Raid degli aerei Usa in Libia hanno preso di mira il covo di Noureddine Chouchane, ritenuto la mente dell’attentato del Bardo avvenuto l’anno scorso in Tunisia. L’aeronautica americana ha colpito un campo di addestramento dell’Isis a Sabrata, nell’Ovest del Paese. Oltre 40 le vittime dei bombardamenti. Per Margherita Boniver, ex sottosegretario per gli Affari esteri, questa vicenda è in qualche modo da ricollegarsi all’attentato in cui perse la vita John Christopher Stevens, ambasciatore americano in Libia ucciso a Bengasi l’11 settembre 2012, quando Hillary Clinton era segretario di Stato. “In piena campagna elettorale, con Hillary Clinton in corsa, si vuole fugare il sospetto di incompetenza per quanto riguarda quel truce episodio”, spiega la Boniver.



Quello degli Usa è un attacco spot o l’inizio di un’operazione di più vasta portata?

Sembrerebbe un raid random, nel senso che la comunità internazionale si sta interrogando su che cosa fare per la Libia ma non ha ancora una risposta. Non mi sembra però che ci sia alcuna traiettoria decisa dal punto di vista del diritto internazionale che abbia una qualche chance di successo. L’ultima buona notizia per la Libia è stato il vertice in Marocco a metà dell’anno scorso.



Quando partirà l’intervento occidentale in Libia?
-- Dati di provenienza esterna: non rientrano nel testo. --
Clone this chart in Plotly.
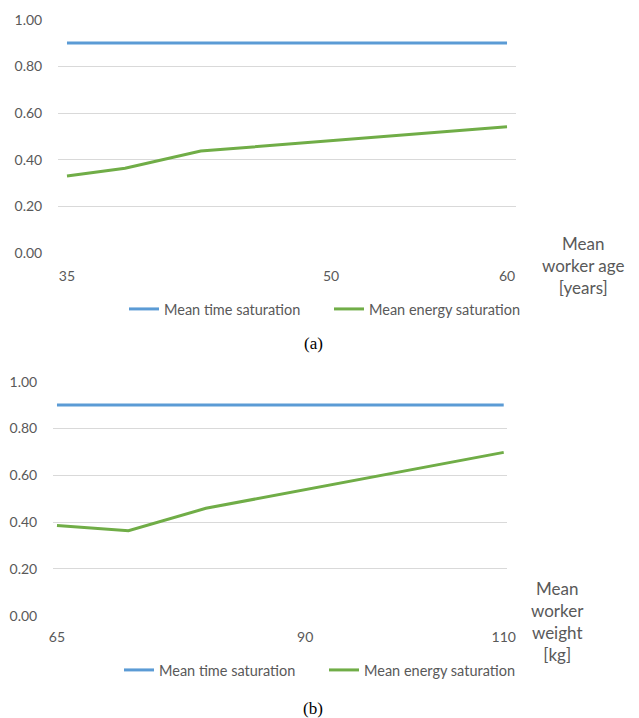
import plotly.graph_objects as go

# Panel (a): mean worker age
age_years = [35, 38.3, 42.6, 60]
time_sat_age = [0.90, 0.90, 0.90, 0.90]
energy_sat_age = [0.330, 0.363, 0.437, 0.541]
age_ticks = [35, 50, 60]

# Panel (b): mean worker weight
weight_kg = [65, 72.2, 80, 110]
time_sat_weight = [0.90, 0.90, 0.90, 0.90]
energy_sat_weight = [0.385, 0.363, 0.459, 0.698]
weight_ticks = [65, 90, 110]

y_ticks = [0, 0.2, 0.4, 0.6, 0.8, 1.0]

BLUE = "#5b9bd5"
GREEN = "#70ad47"
GRID = "#d9d9d9"
TXT = "#595959"
FONT = "Lato"

W, H = 639, 718


def py(pix):
    return 1 - pix / H


def px(pix):
    return pix / W


fig = go.Figure()

fig.add_trace(go.Scatter(x=age_years, y=time_sat_age, mode="lines", name="Mean time saturation",
                         line=dict(color=BLUE, width=3), xaxis="x", yaxis="y", legend="legend"))
fig.add_trace(go.Scatter(x=age_years, y=energy_sat_age, mode="lines", name="Mean energy saturation",
                         line=dict(color=GREEN, width=3), xaxis="x", yaxis="y", legend="legend"))
fig.add_trace(go.Scatter(x=weight_kg, y=time_sat_weight, mode="lines", name="Mean time saturation",
                         line=dict(color=BLUE, width=3), xaxis="x2", yaxis="y2", legend="legend2"))
fig.add_trace(go.Scatter(x=weight_kg, y=energy_sat_weight, mode="lines", name="Mean energy saturation",
                         line=dict(color=GREEN, width=3), xaxis="x2", yaxis="y2", legend="legend2"))

xcommon = dict(showgrid=False, zeroline=False, showline=False, ticks="outside", automargin=False,
               tickcolor="rgba(0,0,0,0)", tickfont=dict(family=FONT, size=14, color=TXT))
ycommon = dict(range=[0, 1], tickvals=y_ticks, tickformat=".2f", showgrid=True, gridcolor=GRID,
               gridwidth=1, zeroline=False, showline=False, ticks="outside", ticklen=12,
               automargin=False, tickcolor="rgba(0,0,0,0)",
               tickfont=dict(family=FONT, size=14, color=TXT))

legend_common = dict(orientation="h", xanchor="center", yanchor="middle", bgcolor="rgba(0,0,0,0)",
                     font=dict(family=FONT, size=14.5, color=TXT), itemwidth=30,
                     entrywidth=160, entrywidthmode="pixels")

fig.update_layout(
    width=W, height=H,
    margin=dict(l=0, r=0, t=0, b=0, autoexpand=False),
    paper_bgcolor="white", plot_bgcolor="white",
    xaxis=dict(domain=[px(58), px(516)], range=[34.49, 60.51], tickvals=age_ticks, ticklen=10,
               anchor="y", **xcommon),
    yaxis=dict(domain=[py(253), py(19.7)], anchor="x", **ycommon),
    xaxis2=dict(domain=[px(53), px(507)], range=[64.6, 110.33], tickvals=weight_ticks, ticklen=8,
                anchor="y2", **xcommon),
    yaxis2=dict(domain=[py(615.7), py(381.7)], anchor="x2", **ycommon),
    legend=dict(x=px(329), y=py(309), **legend_common),
    legend2=dict(x=px(324), y=py(670), **legend_common),
    annotations=[
        dict(text="Mean<br>worker age<br>[years]", x=px(583), y=py(266), xref="paper", yref="paper",
             showarrow=False, xanchor="center", yanchor="middle",
             font=dict(family=FONT, size=17, color=TXT)),
        dict(text="Mean<br>worker<br>weight<br>[kg]", x=px(557), y=py(621), xref="paper", yref="paper",
             showarrow=False, xanchor="center", yanchor="middle",
             font=dict(family=FONT, size=17, color=TXT)),
        dict(text="(a)", x=px(313), y=py(343), xref="paper", yref="paper", showarrow=False,
             xanchor="center", yanchor="middle",
             font=dict(family="Liberation Serif", size=17, color="black")),
        dict(text="(b)", x=px(313), y=py(708), xref="paper", yref="paper", showarrow=False,
             xanchor="center", yanchor="middle",
             font=dict(family="Liberation Serif", size=17, color="black")),
    ],
)

fig.write_html("out.html")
Un intervento occidentale in Libia non è imminente. Molto dipende dalla possibilità che il governo di coalizione prenda il sopravvento sulle schermaglie in atto fra Tobruk e Tripoli. Una carta molto importante che può essere giocata è quella del generale Haftar, alleato dell’Egitto, uomo forte sotto il regime di Gheddafi, che sembra ancora in grado di sparigliare i giochi. Bisogna capire al più presto come la sua personalità può essere realisticamente messa in una posizione utile alla stabilità del Paese.
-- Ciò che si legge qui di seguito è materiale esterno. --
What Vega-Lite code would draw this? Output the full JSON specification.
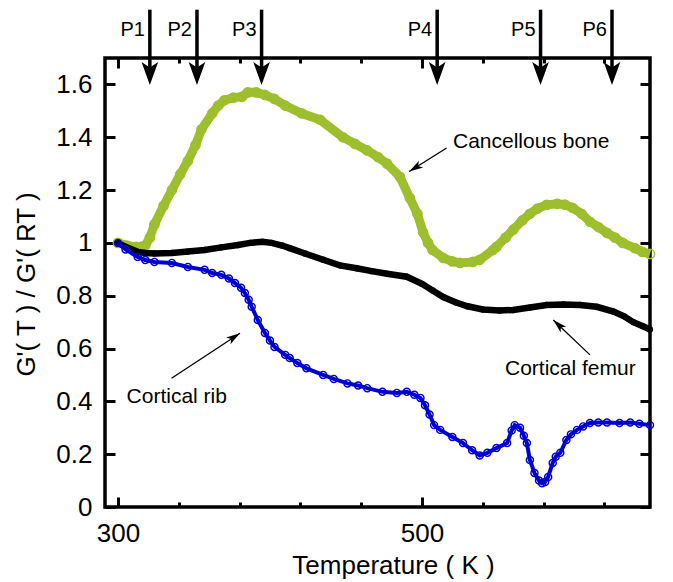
{
  "$schema": "https://vega.github.io/schema/vega-lite/v6.json",
  "width": 545,
  "height": 449,
  "autosize": {"type": "none"},
  "padding": {"left": 105, "top": 58, "right": 23, "bottom": 75},
  "background": "white",
  "config": {
    "view": {"stroke": "black", "strokeWidth": 3.5},
    "font": "Liberation Sans",
    "axis": {"domain": false, "labelColor": "black", "titleColor": "black", "labelFont": "Liberation Sans", "titleFont": "Liberation Sans"}
  },
  "datasets": {
    "cancellous": [
      {"T": 300, "G": 1.0}, {"T": 306, "G": 0.99}, {"T": 312, "G": 0.985}, {"T": 318, "G": 0.99}, {"T": 321, "G": 1.02},
      {"T": 324, "G": 1.07}, {"T": 330, "G": 1.14}, {"T": 335.5, "G": 1.2}, {"T": 341, "G": 1.26}, {"T": 346, "G": 1.31},
      {"T": 351, "G": 1.37}, {"T": 355, "G": 1.43}, {"T": 362, "G": 1.49}, {"T": 366, "G": 1.52}, {"T": 370, "G": 1.54},
      {"T": 376, "G": 1.55}, {"T": 381.6, "G": 1.553}, {"T": 385.5, "G": 1.57}, {"T": 391, "G": 1.57}, {"T": 396.7, "G": 1.56},
      {"T": 403, "G": 1.545}, {"T": 410, "G": 1.52}, {"T": 421, "G": 1.49}, {"T": 433, "G": 1.466}, {"T": 448, "G": 1.4},
      {"T": 456, "G": 1.375}, {"T": 464, "G": 1.35}, {"T": 471, "G": 1.325}, {"T": 477, "G": 1.3}, {"T": 485.5, "G": 1.25},
      {"T": 492, "G": 1.17}, {"T": 497, "G": 1.11}, {"T": 500.7, "G": 1.04}, {"T": 504, "G": 1.0}, {"T": 507, "G": 0.973},
      {"T": 514, "G": 0.943}, {"T": 520, "G": 0.93}, {"T": 525, "G": 0.924}, {"T": 533.5, "G": 0.928}, {"T": 538, "G": 0.936},
      {"T": 546.7, "G": 0.973}, {"T": 549, "G": 0.985}, {"T": 555, "G": 1.02}, {"T": 560, "G": 1.05}, {"T": 566, "G": 1.085},
      {"T": 571, "G": 1.11}, {"T": 576, "G": 1.13}, {"T": 582, "G": 1.144}, {"T": 589, "G": 1.148}, {"T": 594, "G": 1.145},
      {"T": 599, "G": 1.133}, {"T": 605, "G": 1.11}, {"T": 610.5, "G": 1.08}, {"T": 616, "G": 1.06}, {"T": 621.7, "G": 1.038},
      {"T": 627, "G": 1.02}, {"T": 632, "G": 1.0}, {"T": 640, "G": 0.98}, {"T": 645, "G": 0.966}, {"T": 650, "G": 0.958}
    ],
    "femur": [
      {"T": 300, "G": 1.0}, {"T": 305, "G": 0.985}, {"T": 313, "G": 0.966}, {"T": 318, "G": 0.962}, {"T": 324, "G": 0.96},
      {"T": 335.5, "G": 0.962}, {"T": 346, "G": 0.967}, {"T": 357, "G": 0.973}, {"T": 368, "G": 0.983}, {"T": 379, "G": 0.992},
      {"T": 387, "G": 1.0}, {"T": 395, "G": 1.004}, {"T": 401, "G": 1.0}, {"T": 408, "G": 0.99}, {"T": 413, "G": 0.98},
      {"T": 423, "G": 0.96}, {"T": 435, "G": 0.936}, {"T": 446, "G": 0.915}, {"T": 457, "G": 0.904}, {"T": 467, "G": 0.893},
      {"T": 477, "G": 0.883}, {"T": 490, "G": 0.872}, {"T": 500, "G": 0.845}, {"T": 507, "G": 0.82}, {"T": 514, "G": 0.795},
      {"T": 522, "G": 0.775}, {"T": 530, "G": 0.76}, {"T": 540, "G": 0.748}, {"T": 551, "G": 0.744}, {"T": 560, "G": 0.746},
      {"T": 571, "G": 0.755}, {"T": 582, "G": 0.765}, {"T": 593, "G": 0.767}, {"T": 604, "G": 0.765}, {"T": 615, "G": 0.758},
      {"T": 626, "G": 0.74}, {"T": 633, "G": 0.722}, {"T": 639, "G": 0.7}, {"T": 645, "G": 0.685}, {"T": 650, "G": 0.672}
    ],
    "rib": [
      {"T": 300, "G": 1.0}, {"T": 305, "G": 0.975}, {"T": 313, "G": 0.947}, {"T": 318, "G": 0.935}, {"T": 324, "G": 0.928},
      {"T": 335.5, "G": 0.924}, {"T": 346, "G": 0.909}, {"T": 357, "G": 0.898}, {"T": 362, "G": 0.886}, {"T": 368, "G": 0.879},
      {"T": 373, "G": 0.865}, {"T": 377, "G": 0.848}, {"T": 381, "G": 0.83}, {"T": 383.5, "G": 0.81}, {"T": 386, "G": 0.785},
      {"T": 388, "G": 0.758}, {"T": 392, "G": 0.708}, {"T": 396.7, "G": 0.659}, {"T": 400, "G": 0.63}, {"T": 403, "G": 0.606},
      {"T": 410, "G": 0.576}, {"T": 413, "G": 0.564}, {"T": 418, "G": 0.545}, {"T": 424, "G": 0.525}, {"T": 435, "G": 0.5},
      {"T": 442, "G": 0.485}, {"T": 451, "G": 0.468}, {"T": 458, "G": 0.46}, {"T": 464, "G": 0.45}, {"T": 474, "G": 0.436},
      {"T": 483.5, "G": 0.432}, {"T": 490, "G": 0.436}, {"T": 495, "G": 0.425}, {"T": 499, "G": 0.413}, {"T": 502, "G": 0.385},
      {"T": 505, "G": 0.35}, {"T": 508, "G": 0.31}, {"T": 512, "G": 0.292}, {"T": 520, "G": 0.265}, {"T": 527, "G": 0.242},
      {"T": 533, "G": 0.215}, {"T": 538, "G": 0.195}, {"T": 543, "G": 0.205}, {"T": 549, "G": 0.223}, {"T": 556, "G": 0.242},
      {"T": 559, "G": 0.29}, {"T": 561, "G": 0.31}, {"T": 564.5, "G": 0.3}, {"T": 567, "G": 0.27}, {"T": 569, "G": 0.242},
      {"T": 571, "G": 0.178}, {"T": 574, "G": 0.129}, {"T": 577, "G": 0.1}, {"T": 579, "G": 0.09}, {"T": 581, "G": 0.095},
      {"T": 583, "G": 0.114}, {"T": 586, "G": 0.167}, {"T": 588, "G": 0.19}, {"T": 591, "G": 0.205}, {"T": 595, "G": 0.254},
      {"T": 598, "G": 0.275}, {"T": 602, "G": 0.292}, {"T": 606, "G": 0.305}, {"T": 610.5, "G": 0.318}, {"T": 616, "G": 0.32},
      {"T": 621.7, "G": 0.32}, {"T": 630, "G": 0.318}, {"T": 637, "G": 0.32}, {"T": 643, "G": 0.315}, {"T": 650, "G": 0.31}
    ],
    "parrows": [
      {"label": "P1", "T": 321}, {"label": "P2", "T": 352}, {"label": "P3", "T": 394.5},
      {"label": "P4", "T": 510}, {"label": "P5", "T": 578}, {"label": "P6", "T": 625}
    ],
    "notes": [
      {"text": "Cancellous bone", "T": 520.4, "G": 1.36},
      {"text": "Cortical femur", "T": 554.6, "G": 0.5},
      {"text": "Cortical rib", "T": 305.7, "G": 0.394}
    ],
    "noteArrows": [
      {"name": "cancellous", "T": 516.2, "G": 1.359, "T2": 491.6, "G2": 1.27},
      {"name": "femur", "T": 610.5, "G": 0.576, "T2": 586.4, "G2": 0.708},
      {"name": "rib", "T": 335.3, "G": 0.4875, "T2": 380.3, "G2": 0.658}
    ]
  },
  "layer": [
    {
      "data": {"name": "cancellous"},
      "mark": {"type": "line", "color": "#9dbf2e", "strokeWidth": 9},
      "encoding": {
        "x": {"field": "T", "type": "quantitative", "scale": {"domain": [291.5, 650], "nice": false, "zero": false},
          "axis": {"orient": "bottom", "values": [300, 310, 320, 330, 340, 350, 360, 370, 380, 390, 400, 410, 420, 430, 440, 450, 460, 470, 480, 490, 500, 510, 520, 530, 540, 550, 560, 570, 580, 590, 600, 610, 620, 630, 640, 650],
            "format": "d", "labelExpr": "datum.value % 50 === 0 ? datum.label : ''", "ticks": false,
            "grid": true, "gridColor": "black", "gridWidth": 3, "gridOpacity": 1,
            "gridDash": {"condition": {"test": "datum.value % 50 === 0", "value": [10, 429]}, "value": [5, 439]},
            "labelFontSize": 26, "labelPadding": 13, "labelFlush": true, "labelFlushOffset": 12, "labelOverlap": false, "labelBound": false,
            "title": "Temperature ( K )", "titleFontSize": 26, "titleFontWeight": "normal", "titleX": 288, "titleY": 66, "titleAlign": "center", "titleBaseline": "alphabetic"}},
        "y": {"field": "G", "type": "quantitative", "scale": {"domain": [0, 1.7], "nice": false, "zero": false},
          "axis": {"orient": "left", "values": [0, 0.05, 0.1, 0.15, 0.2, 0.25, 0.3, 0.35, 0.4, 0.45, 0.5, 0.55, 0.6, 0.65, 0.7, 0.75, 0.8, 0.85, 0.9, 0.95, 1, 1.05, 1.1, 1.15, 1.2, 1.25, 1.3, 1.35, 1.4, 1.45, 1.5, 1.55, 1.6, 1.65],
            "format": "~g", "labelExpr": "abs(datum.value * 5 - round(datum.value * 5)) < 0.001 ? datum.label : ''", "ticks": false,
            "grid": true, "gridColor": "black", "gridWidth": 3, "gridOpacity": 1,
            "gridDash": {"condition": {"test": "abs(datum.value * 5 - round(datum.value * 5)) < 0.001", "value": [10, 525]}, "value": [5, 535]},
            "labelFontSize": 26, "labelPadding": 13, "labelFlush": false, "labelOverlap": false,
            "title": "G'( T ) / G'( RT )", "titleFontSize": 26, "titleFontWeight": "normal", "titleX": -71, "titleY": 226, "titleAngle": -90, "titleAlign": "center", "titleBaseline": "alphabetic"}}
      }
    },
    {
      "data": {"name": "cancellous"},
      "mark": {"type": "point", "shape": "circle", "filled": false, "color": "#9dbf2e", "size": 85, "strokeWidth": 1.5, "opacity": 1},
      "encoding": {
        "x": {"field": "T", "type": "quantitative"},
        "y": {"field": "G", "type": "quantitative"}
      }
    },
    {
      "data": {"name": "femur"},
      "mark": {"type": "line", "color": "black", "strokeWidth": 6.5},
      "encoding": {
        "x": {"field": "T", "type": "quantitative"},
        "y": {"field": "G", "type": "quantitative"}
      }
    },
    {
      "data": {"name": "femur"},
      "mark": {"type": "point", "shape": "circle", "filled": true, "color": "black", "size": 40, "opacity": 1},
      "encoding": {
        "x": {"field": "T", "type": "quantitative"},
        "y": {"field": "G", "type": "quantitative"}
      }
    },
    {
      "data": {"name": "rib"},
      "mark": {"type": "line", "color": "#0000d0", "strokeWidth": 4},
      "encoding": {
        "x": {"field": "T", "type": "quantitative"},
        "y": {"field": "G", "type": "quantitative"}
      }
    },
    {
      "data": {"name": "rib"},
      "mark": {"type": "point", "shape": "circle", "filled": false, "color": "#0000d0", "size": 50, "strokeWidth": 1.4, "opacity": 1},
      "encoding": {
        "x": {"field": "T", "type": "quantitative"},
        "y": {"field": "G", "type": "quantitative"}
      }
    },
    {
      "data": {"name": "parrows"},
      "mark": {"type": "rule", "color": "black", "strokeWidth": 3.5},
      "encoding": {
        "x": {"field": "T", "type": "quantitative"},
        "y": {"datum": 1.883, "type": "quantitative"},
        "y2": {"datum": 1.66}
      }
    },
    {
      "data": {"name": "parrows"},
      "mark": {"type": "point", "shape": "M0,0 L-1,-2.75 L0,-2.1 L1,-2.75 Z", "filled": true, "color": "black", "size": 276, "strokeWidth": 0, "opacity": 1},
      "encoding": {
        "x": {"field": "T", "type": "quantitative"},
        "y": {"datum": 1.598, "type": "quantitative"}
      }
    },
    {
      "data": {"name": "parrows"},
      "mark": {"type": "text", "align": "right", "baseline": "middle", "dx": -5, "fontSize": 20, "font": "Liberation Sans", "color": "black"},
      "encoding": {
        "x": {"field": "T", "type": "quantitative"},
        "y": {"datum": 1.807, "type": "quantitative"},
        "text": {"field": "label"}
      }
    },
    {
      "data": {"name": "notes"},
      "mark": {"type": "text", "align": "left", "baseline": "alphabetic", "fontSize": 21, "font": "Liberation Sans", "color": "black"},
      "encoding": {
        "x": {"field": "T", "type": "quantitative"},
        "y": {"field": "G", "type": "quantitative"},
        "text": {"field": "text"}
      }
    },
    {
      "data": {"name": "noteArrows"},
      "mark": {"type": "rule", "color": "black", "strokeWidth": 1.3},
      "encoding": {
        "x": {"field": "T", "type": "quantitative"},
        "y": {"field": "G", "type": "quantitative"},
        "x2": {"field": "T2"},
        "y2": {"field": "G2"}
      }
    },
    {
      "data": {"name": "noteArrows"},
      "transform": [{"filter": "datum.name === 'cancellous'"}],
      "mark": {"type": "point", "shape": "M0,0 L-3.5,-1 L-2.6,0 L-3.5,1 Z", "filled": true, "color": "black", "size": 64, "strokeWidth": 0, "opacity": 1, "angle": 148},
      "encoding": {
        "x": {"field": "T2", "type": "quantitative"},
        "y": {"field": "G2", "type": "quantitative"}
      }
    },
    {
      "data": {"name": "noteArrows"},
      "transform": [{"filter": "datum.name === 'femur'"}],
      "mark": {"type": "point", "shape": "M0,0 L-3.5,-1 L-2.6,0 L-3.5,1 Z", "filled": true, "color": "black", "size": 64, "strokeWidth": 0, "opacity": 1, "angle": 223.6},
      "encoding": {
        "x": {"field": "T2", "type": "quantitative"},
        "y": {"field": "G2", "type": "quantitative"}
      }
    },
    {
      "data": {"name": "noteArrows"},
      "transform": [{"filter": "datum.name === 'rib'"}],
      "mark": {"type": "point", "shape": "M0,0 L-3.5,-1 L-2.6,0 L-3.5,1 Z", "filled": true, "color": "black", "size": 64, "strokeWidth": 0, "opacity": 1, "angle": 326.6},
      "encoding": {
        "x": {"field": "T2", "type": "quantitative"},
        "y": {"field": "G2", "type": "quantitative"}
      }
    }
  ]
}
Perché si è deciso di escludere Haftar dal governo?



Personalmente ritengo che Haftar sia un partner importante. Evidentemente la sua esclusione dalla lunga e laboriosa gestazione sotto l’egida dell’Onu avrà avuto una sua logica di partenza, ma bisogna vedere se quella logica abbia ancora valore oggi. In Libia c’è un quadro istituzionale costantemente in evoluzione. Si dovrebbe essere così lungimiranti da fissare sulla carta i nomi di quanti possono rivoltare il destino della Libia come un calzino.

Che cosa dovrebbe fare l’Italia in questa situazione?

L’unica cosa sicura è che la presenza massiccia dell’Isis nella zona di Sirte rende un’azione internazionale ancora più necessaria e urgente. L’Italia, che su questo dossier è presente al 100 per cento, non scopre ancora le sue carte. Il ruolo che l’Italia si è giustamente auto-assegnato, quello di essere il partner più credibile della stabilizzazione della situazione in Libia, stenta però a decollare.

I raid Usa rischiano di delegittimare l’impegno dell’Italia a favore della formazione e della durata del governo di unità nazionale?

No, non credo che questo renda più complicata la formazione del governo di unità nazionale. Tutto ha ancora bisogno di essere fatto maturare, ed episodi isolati e random lasciano quindi il tempo che trovano.

 

Gli Usa finora si sono disinteressati della Libia. Perché adesso tornano a interessarsene?

Nel 2011 gli Usa hanno elaborato per la Libia la sciagurata teoria nota come “leading from behind”, cioè di guidare senza esporsi. Del resto gli americani non possono perdonare l’uccisione del loro ambasciatore Chris Stevens. In piena campagna elettorale, con Hillary Clinton in corsa, si vuole fugare il sospetto di incompetenza per quanto riguarda quel truce episodio.

 

La Clinton appunto era segretario di Stato quando l’ambasciatore fu ucciso. Questi raid servono alla sua campagna elettorale?

Non arriverei a dire questo. Quell’episodio però brucia non soltanto la coscienza dei diplomatici Usa e della stessa amministrazione Obama, ma è stata veramente una pagina nera della politica internazionale degli Stati Uniti. E’ stato un episodio molto grave, anche perché da quello che si è saputo dopo si poteva benissimo evitare il sacrificio di Stevens.